Prolif creates a perception of second strike capabilities that solves crisis instability.


Seng, 1998 [Jordan, PhD Candidate in Pol. Sci. – U. Chicago, Dissertation, “STRATEGY FOR PANDORA'S CHILDREN: STABLE NUCLEAR PROLIFERATION AMONG MINOR STATES”, p.8]

The essence of crisis stability is second mike capability -- the capability to absorb a first strike and still retaliate with enough nuclear firepower to inflict unacceptable damage on the adversary. To be able to inflict unacceptable levels of' damage on an adversary even after suffering a first strike, a state will need some method of protecting its weapons or weapons technology from that strike. If a state’s weapons can be preserved - if its adversary cannot escape unacceptable levels of damage by striking first-then there will be no first strike incentive. The threat of sufficient retaliation will keep adversaries from making the first destructive move; and if the first move is never taken, stable deterrence will not fail.

Even if prolif causes more crises, it forces leaders to back down before they escalate.
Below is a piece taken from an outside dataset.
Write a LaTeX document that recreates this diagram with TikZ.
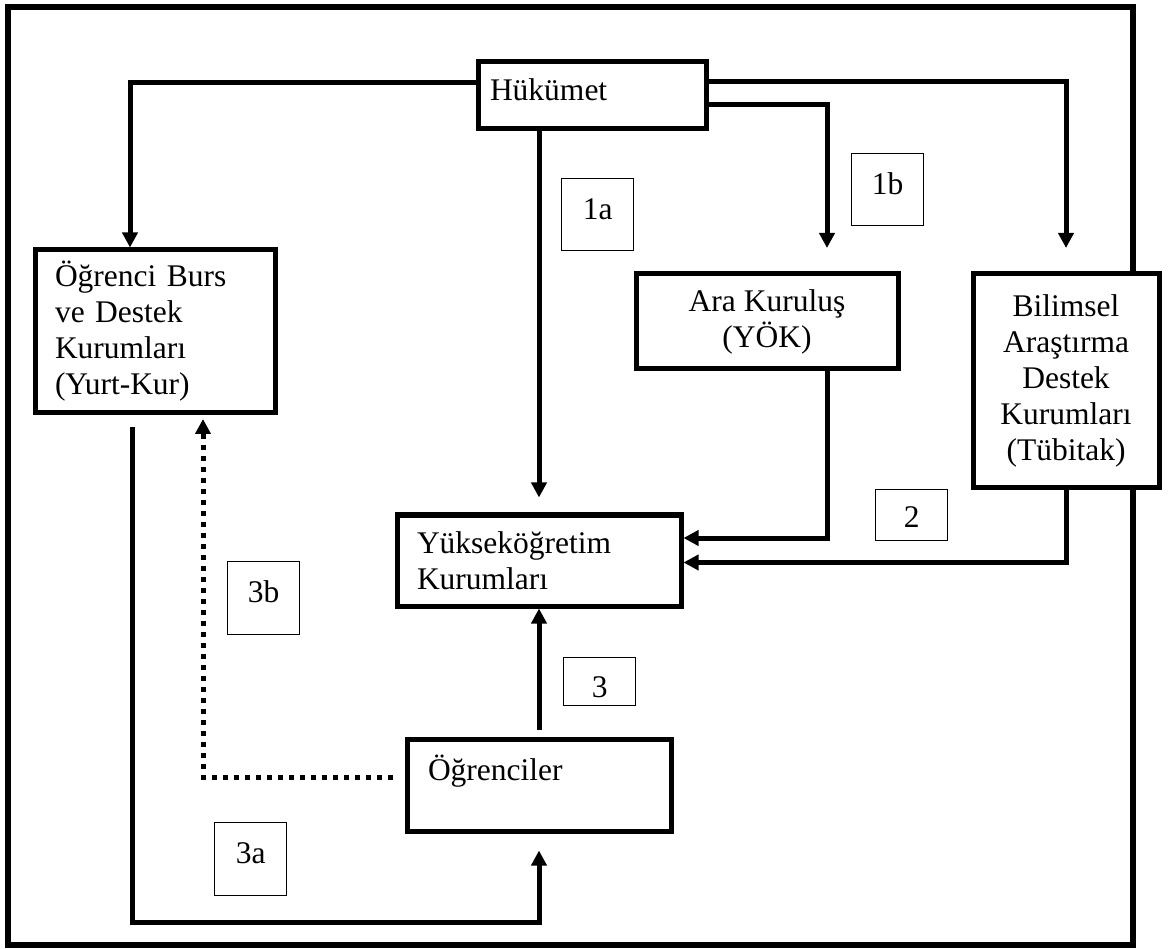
\documentclass[tikz,border=0pt]{standalone}
\usepackage{fontspec}
\setmainfont{Liberation Serif}
\usetikzlibrary{arrows.meta}
\begin{document}
\begin{tikzpicture}[x=1pt,y=-1pt,
  box/.style={draw, line width=5pt, fill=white, inner sep=0pt, font=\fontsize{31.5}{36}\selectfont},
  lbl/.style={draw, line width=1.3pt, inner sep=0pt, anchor=north west, align=center, minimum width=72pt, font=\fontsize{31.5}{36}\selectfont},
  conn/.style={line width=5pt, -{Triangle[width=15pt,length=15pt]}},
  dots/.style={conn, dash pattern=on 5pt off 6pt},
]
\useasboundingbox (0,0) rectangle (1168,949);
\draw[line width=6pt] (8,7) rectangle (1133,945);

\node[box, minimum width=228pt, minimum height=67pt, text width=204pt, align=left, text height=21.5pt, text depth=12pt] (huk) at (592,95.5) {Hükümet};
\node[box, minimum width=240pt, minimum height=163pt, text width=200pt, align=left] (burs) at (155,331.5) {Öğrenci Burs\\ve Destek\\Kurumları\\(Yurt-Kur)};
\node[box, minimum width=262pt, minimum height=95pt, align=center] (ara) at (767,321.5) {Ara Kuruluş\\(YÖK)};
\node[box, minimum width=186pt, minimum height=214pt, align=center] (tub) at (1066,381) {Bilimsel\\Araştırma\\Destek\\Kurumları\\(Tübitak)};
\node[box, minimum width=284pt, minimum height=91pt, text width=244pt, align=left] (yuk) at (539,560.5) {Yükseköğretim\\Kurumları};
\node[box, minimum width=264pt, minimum height=92pt, text width=222pt, align=left, text height=29pt, text depth=39pt] (ogr) at (539,785) {Öğrenciler};

\node[lbl, minimum height=72pt, text height=40.5pt, text depth=31.5pt] (l1a) at (561,178) {1a};
\node[lbl, minimum height=72pt, text height=40.5pt, text depth=31.5pt] (l1b) at (851,153) {1b};
\node[lbl, minimum height=51pt, text height=38pt, text depth=13pt] (l2) at (875,489) {2};
\node[lbl, minimum height=48pt, text height=40pt, text depth=8pt] (l3) at (563,657) {3};
\node[lbl, minimum height=73pt, text height=40.5pt, text depth=32.5pt] (l3a) at (214,822) {3a};
\node[lbl, minimum height=73pt, text height=40.5pt, text depth=32.5pt] (l3b) at (227,561) {3b};

\draw[conn] ([yshift=13pt]huk.west) -| ([xshift=-25pt]burs.north);
\draw[conn] (huk.south -| yuk.north) -- ([yshift=15pt]yuk.north);
\draw[conn] ([yshift=14pt]huk.east) -| ([yshift=23.5pt]tub.north);
\draw[conn] ([yshift=-9.5pt]huk.east) -| ([xshift=-73.5pt,yshift=23.5pt]ara.north east);
\draw[conn] ([xshift=-73.5pt]ara.south east) |- ([yshift=22.5pt]yuk.east);
\draw[conn] (tub.south) |- ([yshift=-2pt]yuk.east);
\draw[conn] ([yshift=7pt]ogr.north) -- (yuk.south);
\draw[conn] ([xshift=-23pt,yshift=-12pt]burs.south) |- ([yshift=-88.5pt]ogr.south) -- ([yshift=-17pt]ogr.south);
\draw[dots] ([xshift=-11.5pt,yshift=8pt]ogr.west) -| ([xshift=48pt,yshift=-3.5pt]burs.south);
\end{tikzpicture}
\end{document}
Asal and Beardsley 7—professors of political science (Victor Asal and Kyle Beadsley, “Proliferation and International Crisis Behavior”, Vol 44, No. 2, March 2007, Journal of peace research, pp. 139-155, JSTOR, ZBurdette)

The causal mechanism in a proliferation optimist argument like that of Waltz (Sagan & Waltz, 2003), which expects war to be less likely as the number of nuclear actors increases, is connected to a rationalist view of nuclear deterrence (see Zagare & Kilgour, 2000; Huth, 1999). Proliferation optimists implicitly contend that, as the number of nuclear actors in the system increases, the proportion of disputes involving nuclear actors should increase as well.5 That is, all else being equal, the more of any type of actor you add to the playing field of international politics, the more likely that that type of actor will be involved in a crisis. If nuclear weapons increase the prospects of deterrence, then proliferation should result in more crises with restrained actors that are prone to back down instead of escalate.